# Start of RAW DATA

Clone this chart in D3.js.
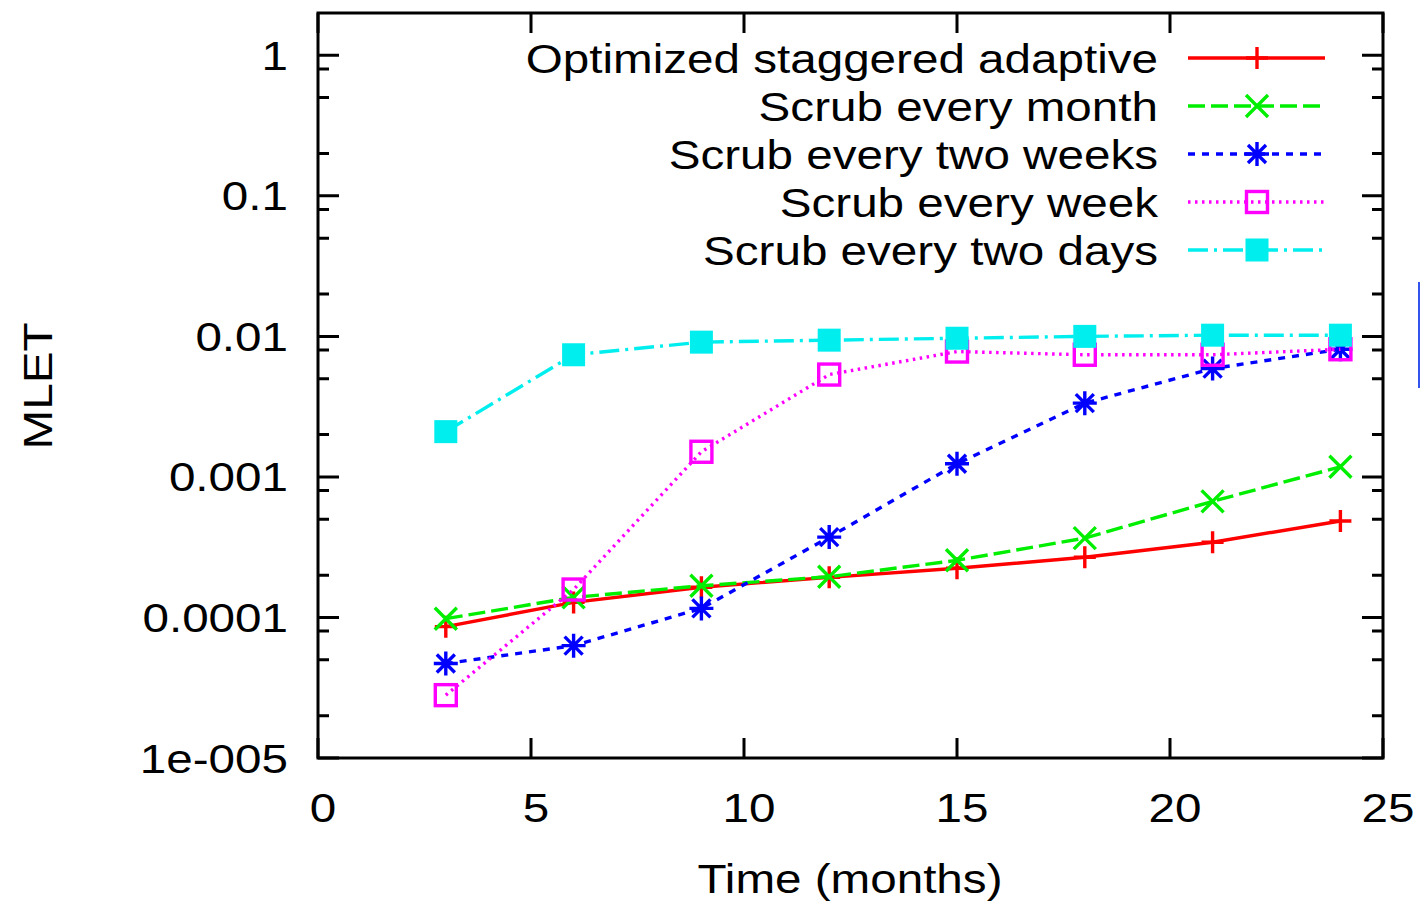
<!DOCTYPE html>
<html>
<head>
<meta charset="utf-8">
<script src="https://cdn.jsdelivr.net/npm/d3@7"></script>
<style>
  body { margin: 0; background: #fff; }
  text { font-family: "Liberation Sans", Arial, Helvetica, sans-serif; fill: #000; }
</style>
</head>
<body>
<div id="chart"></div>
<script>
"use strict";

const months = [3, 6, 9, 12, 15, 18, 21, 24];
const optimizedAdaptive = [8.6e-5, 1.28e-4, 1.64e-4, 1.93e-4, 2.24e-4, 2.68e-4, 3.43e-4, 4.86e-4];
const scrubMonth = [9.8e-5, 1.39e-4, 1.68e-4, 1.95e-4, 2.55e-4, 3.67e-4, 6.7e-4, 1.18e-3];
const scrubTwoWeeks = [4.7e-5, 6.3e-5, 1.16e-4, 3.73e-4, 1.24e-3, 3.35e-3, 5.9e-3, 8.1e-3];
const scrubWeek = [2.8e-5, 1.58e-4, 1.51e-3, 5.35e-3, 7.8e-3, 7.4e-3, 7.4e-3, 8.1e-3];
const scrubTwoDays = [2.1e-3, 7.4e-3, 9.1e-3, 9.4e-3, 9.7e-3, 1.0e-2, 1.02e-2, 1.02e-2];
const seriesNames = ["Optimized staggered adaptive", "Scrub every month",
                     "Scrub every two weeks", "Scrub every week", "Scrub every two days"];
const xTicks = [0, 5, 10, 15, 20, 25];
const yTicks = [1e-5, 1e-4, 1e-3, 1e-2, 1e-1, 1];
const yTickLabels = ["1e-005", "0.0001", "0.001", "0.01", "0.1", "1"];
const yMinorSteps = [2, 5, 8];

const margin = { top: 13, right: 37, bottom: 145, left: 318 };
const width = 1420 - margin.left - margin.right;
const height = 903 - margin.top - margin.bottom;
const stretch = 1.19;
const lw = 3.4;

const styles = [
    { color: "#ff0000", dash: null,            marker: "plus" },
    { color: "#00ee00", dash: "17,6",          marker: "cross" },
    { color: "#0000ff", dash: "7,7",           marker: "star" },
    { color: "#ff00ff", dash: "2.5,4.5",       marker: "box" },
    { color: "#00eeee", dash: "20,6,3,6",      marker: "fbox" }
];
const seriesData = [optimizedAdaptive, scrubMonth, scrubTwoWeeks, scrubWeek, scrubTwoDays];

const xScale = d3.scaleLinear().domain([0, 25]).range([0, width]);
const yScale = d3.scaleLog().domain([1e-5, 2]).range([height, 0]);

const svg = d3.select("#chart").append("svg")
              .attr("width", 1420)
              .attr("height", 903);
const plot = svg.append("g")
                .attr("transform", `translate(${margin.left}, ${margin.top})`);

// gnuplot text looks wider than Liberation Sans, so stretch it sideways
const label = (parent, x, y, str, anchor, extra) =>
    parent.append("text")
          .attr("transform", `translate(${x},${y}) ${extra || ""} scale(${stretch},1)`)
          .attr("text-anchor", anchor)
          .style("font-size", "40px")
          .text(str);

// ticks, mirrored on both sides
const minorVals = [];
yTicks.forEach(t => yMinorSteps.forEach(m => {
    const v = t * m;
    if (v < 2) minorVals.push(v);
}));
const tickPath = [];
yTicks.forEach(t => {
    const y = yScale(t);
    tickPath.push(`M0,${y}h21M${width},${y}h-21`);
});
minorVals.forEach(v => {
    const y = yScale(v);
    tickPath.push(`M0,${y}h11M${width},${y}h-11`);
});
xTicks.forEach(t => {
    const x = xScale(t);
    tickPath.push(`M${x},${height}v-20M${x},0v20`);
});
plot.append("path")
    .attr("d", tickPath.join(""))
    .attr("stroke", "#000")
    .attr("stroke-width", 3)
    .attr("fill", "none");

// tick labels
yTicks.forEach((t, i) => label(plot, -30, yScale(t) + 14.5, yTickLabels[i], "end"));
xTicks.forEach(t => label(plot, xScale(t) + 5, height + 64, t, "middle"));

// axis titles
label(svg, 52, 386, "MLET", "middle", "rotate(-90)");
label(svg, 850, 893, "Time (months)", "middle");

const markerPath = {
    plus : "M-11,0H11M0,-11V11",
    cross: "M-11,-11L11,11M-11,11L11,-11",
    star : "M-12,0H12M0,-12V12M-9,-9L9,9M-9,9L9,-9"
};
const drawMarker = (g, type, color, x, y) => {
    if (type === "box") {
        g.append("rect")
         .attr("x", x - 10.5).attr("y", y - 10.5)
         .attr("width", 21).attr("height", 21)
         .attr("fill", "none").attr("stroke", color).attr("stroke-width", lw);
    } else if (type === "fbox") {
        g.append("rect")
         .attr("x", x - 11.5).attr("y", y - 11.5)
         .attr("width", 23).attr("height", 23)
         .attr("fill", color);
    } else {
        g.append("path")
         .attr("d", markerPath[type])
         .attr("transform", `translate(${x},${y})`)
         .attr("stroke", color).attr("stroke-width", lw).attr("fill", "none");
    }
};

const line = d3.line()
               .x(d => xScale(d[0]))
               .y(d => yScale(d[1]));

seriesData.forEach((vals, i) => {
    const st = styles[i];
    const g = plot.append("g");
    const pts = months.map((m, j) => [m, vals[j]]);
    g.append("path")
     .attr("d", line(pts))
     .attr("fill", "none")
     .attr("stroke", st.color)
     .attr("stroke-width", lw)
     .attr("stroke-dasharray", st.dash);
    pts.forEach(p => drawMarker(g, st.marker, st.color, xScale(p[0]), yScale(p[1])));
});

// legend
const legend = svg.append("g");
seriesNames.forEach((name, i) => {
    const st = styles[i];
    const y = 58 + i * 48;
    label(legend, 1158, y + 14.5, name, "end");
    legend.append("path")
          .attr("d", `M1188,${y}H1325`)
          .attr("stroke", st.color)
          .attr("stroke-width", lw)
          .attr("stroke-dasharray", st.dash);
    drawMarker(legend, st.marker, st.color, 1257, y);
});

// frame
plot.append("rect")
    .attr("width", width)
    .attr("height", height)
    .attr("fill", "none")
    .attr("stroke", "#000")
    .attr("stroke-width", 3);

// stray edge of a neighbouring box in the source picture
svg.append("path")
   .attr("d", "M1419,282V388")
   .attr("stroke", "#3355ee")
   .attr("stroke-width", 2)
   .attr("fill", "none");
</script>
</body>
</html>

# End of RAW DATA

WHAT THE TASK REQUIRES: Except for the pictures, copy the material above exactly.

THE COMPLETED TASK:
Clone this chart in D3.js.
<!DOCTYPE html>
<html>
<head>
<meta charset="utf-8">
<script src="https://cdn.jsdelivr.net/npm/d3@7"></script>
<style>
  body { margin: 0; background: #fff; }
  text { font-family: "Liberation Sans", Arial, Helvetica, sans-serif; fill: #000; }
</style>
</head>
<body>
<div id="chart"></div>
<script>
"use strict";

const months = [3, 6, 9, 12, 15, 18, 21, 24];
const optimizedAdaptive = [8.6e-5, 1.28e-4, 1.64e-4, 1.93e-4, 2.24e-4, 2.68e-4, 3.43e-4, 4.86e-4];
const scrubMonth = [9.8e-5, 1.39e-4, 1.68e-4, 1.95e-4, 2.55e-4, 3.67e-4, 6.7e-4, 1.18e-3];
const scrubTwoWeeks = [4.7e-5, 6.3e-5, 1.16e-4, 3.73e-4, 1.24e-3, 3.35e-3, 5.9e-3, 8.1e-3];
const scrubWeek = [2.8e-5, 1.58e-4, 1.51e-3, 5.35e-3, 7.8e-3, 7.4e-3, 7.4e-3, 8.1e-3];
const scrubTwoDays = [2.1e-3, 7.4e-3, 9.1e-3, 9.4e-3, 9.7e-3, 1.0e-2, 1.02e-2, 1.02e-2];
const seriesNames = ["Optimized staggered adaptive", "Scrub every month",
                     "Scrub every two weeks", "Scrub every week", "Scrub every two days"];
const xTicks = [0, 5, 10, 15, 20, 25];
const yTicks = [1e-5, 1e-4, 1e-3, 1e-2, 1e-1, 1];
const yTickLabels = ["1e-005", "0.0001", "0.001", "0.01", "0.1", "1"];
const yMinorSteps = [2, 5, 8];

const margin = { top: 13, right: 37, bottom: 145, left: 318 };
const width = 1420 - margin.left - margin.right;
const height = 903 - margin.top - margin.bottom;
const stretch = 1.19;
const lw = 3.4;

const styles = [
    { color: "#ff0000", dash: null,            marker: "plus" },
    { color: "#00ee00", dash: "17,6",          marker: "cross" },
    { color: "#0000ff", dash: "7,7",           marker: "star" },
    { color: "#ff00ff", dash: "2.5,4.5",       marker: "box" },
    { color: "#00eeee", dash: "20,6,3,6",      marker: "fbox" }
];
const seriesData = [optimizedAdaptive, scrubMonth, scrubTwoWeeks, scrubWeek, scrubTwoDays];

const xScale = d3.scaleLinear().domain([0, 25]).range([0, width]);
const yScale = d3.scaleLog().domain([1e-5, 2]).range([height, 0]);

const svg = d3.select("#chart").append("svg")
              .attr("width", 1420)
              .attr("height", 903);
const plot = svg.append("g")
                .attr("transform", `translate(${margin.left}, ${margin.top})`);

// gnuplot text looks wider than Liberation Sans, so stretch it sideways
const label = (parent, x, y, str, anchor, extra) =>
    parent.append("text")
          .attr("transform", `translate(${x},${y}) ${extra || ""} scale(${stretch},1)`)
          .attr("text-anchor", anchor)
          .style("font-size", "40px")
          .text(str);

// ticks, mirrored on both sides
const minorVals = [];
yTicks.forEach(t => yMinorSteps.forEach(m => {
    const v = t * m;
    if (v < 2) minorVals.push(v);
}));
const tickPath = [];
yTicks.forEach(t => {
    const y = yScale(t);
    tickPath.push(`M0,${y}h21M${width},${y}h-21`);
});
minorVals.forEach(v => {
    const y = yScale(v);
    tickPath.push(`M0,${y}h11M${width},${y}h-11`);
});
xTicks.forEach(t => {
    const x = xScale(t);
    tickPath.push(`M${x},${height}v-20M${x},0v20`);
});
plot.append("path")
    .attr("d", tickPath.join(""))
    .attr("stroke", "#000")
    .attr("stroke-width", 3)
    .attr("fill", "none");

// tick labels
yTicks.forEach((t, i) => label(plot, -30, yScale(t) + 14.5, yTickLabels[i], "end"));
xTicks.forEach(t => label(plot, xScale(t) + 5, height + 64, t, "middle"));

// axis titles
label(svg, 52, 386, "MLET", "middle", "rotate(-90)");
label(svg, 850, 893, "Time (months)", "middle");

const markerPath = {
    plus : "M-11,0H11M0,-11V11",
    cross: "M-11,-11L11,11M-11,11L11,-11",
    star : "M-12,0H12M0,-12V12M-9,-9L9,9M-9,9L9,-9"
};
const drawMarker = (g, type, color, x, y) => {
    if (type === "box") {
        g.append("rect")
         .attr("x", x - 10.5).attr("y", y - 10.5)
         .attr("width", 21).attr("height", 21)
         .attr("fill", "none").attr("stroke", color).attr("stroke-width", lw);
    } else if (type === "fbox") {
        g.append("rect")
         .attr("x", x - 11.5).attr("y", y - 11.5)
         .attr("width", 23).attr("height", 23)
         .attr("fill", color);
    } else {
        g.append("path")
         .attr("d", markerPath[type])
         .attr("transform", `translate(${x},${y})`)
         .attr("stroke", color).attr("stroke-width", lw).attr("fill", "none");
    }
};

const line = d3.line()
               .x(d => xScale(d[0]))
               .y(d => yScale(d[1]));

seriesData.forEach((vals, i) => {
    const st = styles[i];
    const g = plot.append("g");
    const pts = months.map((m, j) => [m, vals[j]]);
    g.append("path")
     .attr("d", line(pts))
     .attr("fill", "none")
     .attr("stroke", st.color)
     .attr("stroke-width", lw)
     .attr("stroke-dasharray", st.dash);
    pts.forEach(p => drawMarker(g, st.marker, st.color, xScale(p[0]), yScale(p[1])));
});

// legend
const legend = svg.append("g");
seriesNames.forEach((name, i) => {
    const st = styles[i];
    const y = 58 + i * 48;
    label(legend, 1158, y + 14.5, name, "end");
    legend.append("path")
          .attr("d", `M1188,${y}H1325`)
          .attr("stroke", st.color)
          .attr("stroke-width", lw)
          .attr("stroke-dasharray", st.dash);
    drawMarker(legend, st.marker, st.color, 1257, y);
});

// frame
plot.append("rect")
    .attr("width", width)
    .attr("height", height)
    .attr("fill", "none")
    .attr("stroke", "#000")
    .attr("stroke-width", 3);

// stray edge of a neighbouring box in the source picture
svg.append("path")
   .attr("d", "M1419,282V388")
   .attr("stroke", "#3355ee")
   .attr("stroke-width", 2)
   .attr("fill", "none");
</script>
</body>
</html>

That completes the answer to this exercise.